Außerdem hat die Firma Adventure International die Rechte zu einigen Superhelden-Stories aus dem amerikanischen Marvel-Comic-Imperium aufgekauft. Von diesen Marvel-Comic-Adventures ist bereits das Spiel »THE INCREDIBLE HULK« erhältlich (Grafik sehr gut, Spiel zu schwer). Spiderman und diverse andere sollen noch folgen.

Hersteller: Adventure-International.

THE HOBBIT:

Es geht darum, einen von einem Drachen bewachten Schatz zurückzubringen. Die Story entspricht im Großen und Ganzen dem Buch »The Hobbit« von Tolkien. Das besondere an diesem Abenteuer ist die sogenannte »Animaction« (so nennt es der Hersteller), das heißt, daß die Wesen, die in diesem Abenteuer vorkommen, sich bei jedem Spiel anders verhalten, und man sich mit ihnen (»Talk to Name Text«) arrangieren muß, um das Adventure zu lösen. Sehr schwer zu spielen, aber sehr unterhaltsam.

Hersteller: Melbourne House.

DALLAS-QUEST:

Ein Spiel, das für fortgeschrittene Abenteuerer nicht geeignet ist, da es recht schnell zu lösen ist. Dieses Abenteuerspiel bietet jedoch die beste Grafik, die bisher auf einem Commodore 64-Adventure zu sehen war. Sehr überzeugend ist auch der Reichtum an humorvollen Ideen. Dieses Spiel ist also für einen Anfänger-Abenteuerer sehr zu empfehlen.

Hersteller: Datasoft.

Abenteuerspiele von Sierra-On-Line:

Die Spiele MISSION ASTEROID und WIZARD & PRINCESS sind ebenfalls als Anfänger-Abenteuer zu bezeichnen. Sie haben zwar einen kleinen Wortschatz, können aber nach einiger Übung auch von ungeübten Spielern gelöst werden. Ein umfangreicheres Grafikadventure ist »Ulysses and the golden Fleece«, in dem man die Rolle von Odysseus übernehmen muß. Nach einiger Anlaufzeit macht dieses Spiel sehr viel Spaß.

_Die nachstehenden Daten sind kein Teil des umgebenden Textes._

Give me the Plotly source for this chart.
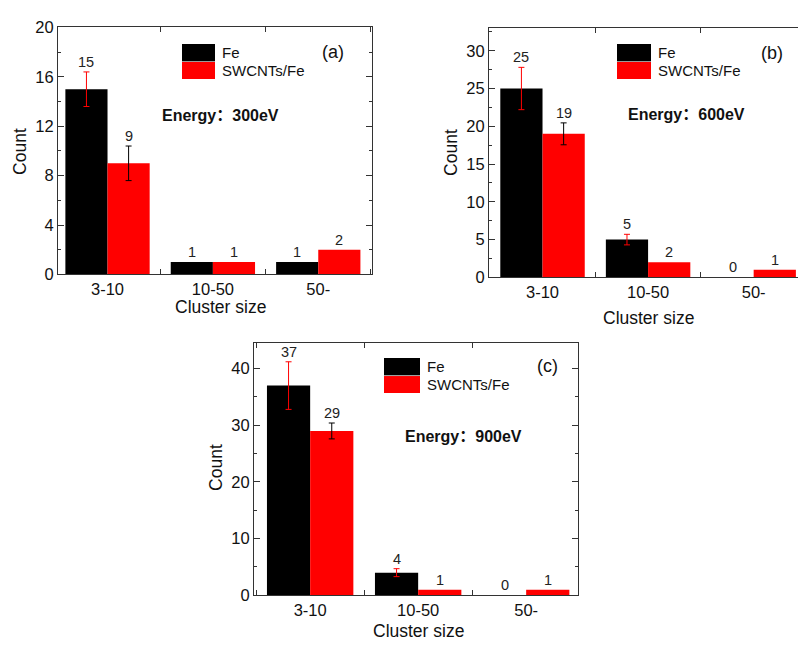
import plotly.graph_objects as go

W, H = 798, 651

categories = ["3-10", "10-50", "50-"]
series_names = ["Fe", "SWCNTs/Fe"]

fe_a = [15, 1, 1]
sw_a = [9, 1, 2]
fe_err_a = [1.4]
sw_err_a = [1.4]

fe_b = [25, 5, 0]
sw_b = [19, 2, 1]
fe_err_b = [2.8, 0.7]
sw_err_b = [1.45]

fe_c = [37, 4, 0]
sw_c = [29, 1, 1]
fe_err_c = [4.2, 0.7]
sw_err_c = [1.4]

energies = ["Energy：300eV", "Energy：600eV", "Energy：900eV"]
panel_tags = ["(a)", "(b)", "(c)"]
x_title = "Cluster size"
y_title = "Count"

FONT = "Liberation Sans, Arial, sans-serif"
EFONT = "Liberation Sans, 'Noto Sans CJK SC', sans-serif"
FRAME = "#333333"
TXT = "#111111"


def px_x(x):
    return x / W


def px_y(y):
    return 1 - y / H


panels = [
    dict(fe=fe_a, sw=sw_a, fe_err=fe_err_a, sw_err=sw_err_a,
         box=(58, 19, 372, 273), yr=[0, 20], dtick=4, minor=2, xr=[-0.47, 2.51], right=True,
         leg=(182, 36, 215), tag=(333, 44), energy=(220, 110),
         ytl=(20, 147), xtl=(220, 306)),
    dict(fe=fe_b, sw=sw_b, fe_err=fe_err_b, sw_err=sw_err_b,
         box=(489, 20, 798, 276), yr=[0, 32.95], dtick=5, minor=2.5, xr=[-0.507, 2.42], right=False,
         leg=(617, 36, 651), tag=(772, 45), energy=(686, 108),
         ytl=(451, 148), xtl=(648, 318)),
    dict(fe=fe_c, sw=sw_c, fe_err=fe_err_c, sw_err=sw_err_c,
         box=(254, 343, 578, 603), yr=[0, 44.6], dtick=10, minor=5, xr=[-0.52, 2.48], right=True,
         leg=(384, 359, 420), tag=(547, 367), energy=(463, 440),
         ytl=(216, 472), xtl=(418, 640)),
]

fig = go.Figure()
annotations = []
shapes = []

for i, p in enumerate(panels):
    sfx = "" if i == 0 else str(i + 1)
    xa, ya = "x" + sfx, "y" + sfx
    fig.add_trace(go.Bar(
        x=categories, y=p["fe"], name=series_names[0], xaxis=xa, yaxis=ya,
        marker=dict(color="black", line=dict(width=0)), width=0.4, offset=-0.4,
        error_y=dict(type="data", array=p["fe_err"], color="red", thickness=1, width=3),
        showlegend=False))
    fig.add_trace(go.Bar(
        x=categories, y=p["sw"], name=series_names[1], xaxis=xa, yaxis=ya,
        marker=dict(color="#ff0000", line=dict(width=0)), width=0.4, offset=0.0,
        error_y=dict(type="data", array=p["sw_err"], color="black", thickness=1, width=3),
        showlegend=False))

    # value labels
    for vals, errs, shift in ((p["fe"], p["fe_err"], -0.2), (p["sw"], p["sw_err"], 0.2)):
        for k, v in enumerate(vals):
            e = errs[k] if k < len(errs) else 0
            annotations.append(dict(
                x=k + shift, y=v + e, xref=xa, yref=ya, text=str(v), showarrow=False,
                yanchor="bottom", xanchor="center", yshift=0,
                font=dict(family=FONT, size=14.5, color="#222222")))

    x0, y0, x1, y1 = p["box"]
    axfont = dict(family=FONT, size=16.5, color=TXT)
    fig.layout["xaxis" + sfx] = dict(
        domain=[px_x(x0), px_x(x1)], anchor=ya, type="category", range=p["xr"],
        showline=True, linecolor=FRAME, linewidth=1, mirror="ticks",
        ticks="inside", tickson="boundaries", ticklen=5, tickcolor=FRAME,
        tickfont=axfont, showgrid=False, zeroline=False, fixedrange=True)
    fig.layout["yaxis" + sfx] = dict(
        domain=[px_y(y1), px_y(y0)], anchor=xa, range=p["yr"], dtick=p["dtick"], tick0=0,
        showline=True, linecolor=FRAME, linewidth=1, mirror="ticks" if p["right"] else False,
        ticks="inside", ticklen=6, tickcolor=FRAME, tickfont=axfont,
        minor=dict(ticks="inside", ticklen=3, dtick=p["minor"], tick0=0, tickcolor=FRAME, showgrid=False),
        showgrid=False, zeroline=False, fixedrange=True)

    # custom legend
    lx0, ly0, lx1 = p["leg"]
    sw_h = 17.5
    shapes.append(dict(type="rect", xref="paper", yref="paper",
                       x0=px_x(lx0), x1=px_x(lx1), y0=px_y(ly0 + sw_h), y1=px_y(ly0),
                       fillcolor="black", line=dict(width=0)))
    shapes.append(dict(type="rect", xref="paper", yref="paper",
                       x0=px_x(lx0), x1=px_x(lx1), y0=px_y(ly0 + 2 * sw_h + 1), y1=px_y(ly0 + sw_h + 1),
                       fillcolor="#ff0000", line=dict(width=0)))
    shapes.append(dict(type="line", xref="paper", yref="paper",
                       x0=px_x(lx0), x1=px_x(lx1), y0=px_y(ly0 + sw_h + 0.5), y1=px_y(ly0 + sw_h + 0.5),
                       line=dict(color="#9a9a9a", width=1)))
    for j, nm in enumerate(series_names):
        annotations.append(dict(
            x=px_x(lx1 + 5), y=px_y(ly0 + sw_h / 2 + j * (sw_h + 1)), xref="paper", yref="paper",
            text=nm, showarrow=False, xanchor="left", yanchor="middle",
            font=dict(family=FONT, size=15, color=TXT)))

    annotations.append(dict(
        x=px_x(p["tag"][0]), y=px_y(p["tag"][1]), xref="paper", yref="paper",
        text=panel_tags[i], showarrow=False, xanchor="center", yanchor="middle",
        font=dict(family=FONT, size=18, color=TXT)))
    annotations.append(dict(
        x=px_x(p["energy"][0]), y=px_y(p["energy"][1]), xref="paper", yref="paper",
        text="<b>" + energies[i] + "</b>", showarrow=False, xanchor="center", yanchor="middle",
        font=dict(family=EFONT, size=16, color=TXT)))
    annotations.append(dict(
        x=px_x(p["ytl"][0]), y=px_y(p["ytl"][1]), xref="paper", yref="paper",
        text=y_title, showarrow=False, xanchor="center", yanchor="middle", textangle=-90,
        font=dict(family=FONT, size=17.5, color=TXT)))
    annotations.append(dict(
        x=px_x(p["xtl"][0]), y=px_y(p["xtl"][1]), xref="paper", yref="paper",
        text=x_title, showarrow=False, xanchor="center", yanchor="middle",
        font=dict(family=FONT, size=17.5, color=TXT)))

fig.update_layout(
    width=W, height=H, margin=dict(l=0, r=0, t=0, b=0),
    paper_bgcolor="white", plot_bgcolor="white",
    barmode="overlay", showlegend=False,
    annotations=annotations, shapes=shapes,
    font=dict(family=FONT, color=TXT),
)

fig.write_html("out.html")
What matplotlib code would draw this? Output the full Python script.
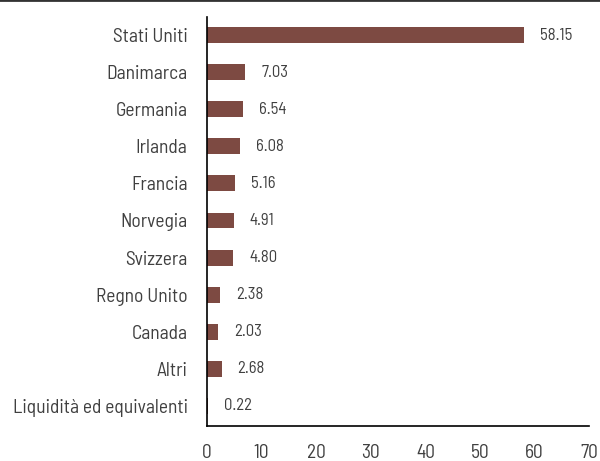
import matplotlib
matplotlib.use("Agg")
import matplotlib.pyplot as plt

categories = ["Stati Uniti", "Danimarca", "Germania", "Irlanda", "Francia", "Norvegia",
              "Svizzera", "Regno Unito", "Canada", "Altri", "Liquidità ed equivalenti"]
values = [58.15, 7.03, 6.54, 6.08, 5.16, 4.91, 4.80, 2.38, 2.03, 2.68, 0.22]
xticks = [0, 10, 20, 30, 40, 50, 60, 70]

plt.rcParams["font.family"] = ["Barlow Semi Condensed", "DejaVu Sans"]

txt = "#404040"
fig = plt.figure(figsize=(6, 4.61), dpi=100)
ax = fig.add_axes([0.345, 0.076, 0.637, 0.887])
y = list(range(len(categories)))
ax.barh(y, values, height=0.43, color="#7d4a42")
for yi, v in zip(y, values):
    ax.text(v + 2.9, yi, f"{v:.2f}", va="center", ha="left", fontsize=12, color=txt)
ax.set_yticks(y)
ax.set_yticklabels(categories, fontsize=14, color=txt)
ax.set_xticks(xticks)
ax.set_xticklabels([str(t) for t in xticks], fontsize=14, color=txt)
ax.set_xlim(0, 70)
ax.set_ylim(10.54, -0.485)
ax.tick_params(length=0)
ax.tick_params(axis="x", pad=13)
ax.tick_params(axis="y", pad=14)
for s in ["top", "right"]:
    ax.spines[s].set_visible(False)
for s in ["left", "bottom"]:
    ax.spines[s].set_color("black")
    ax.spines[s].set_linewidth(1.2)
fig.add_artist(plt.Line2D([0, 1], [0.999, 0.999], color="#333333", lw=2, transform=fig.transFigure))
fig.savefig("out.png", dpi=100)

Natürlich können wir in dieser Übersicht nicht alle Fantasy-Spiele beschreiben. Aber wir hoffen, Ihnen einen kleinen Überblick über die bestehende Computer-Fantasy gegeben zu haben. Die versprochenen Lösungshinweise zu »Blade of Blackpool« und »The Hobbit« werden in der nächsten Ausgabe gebracht.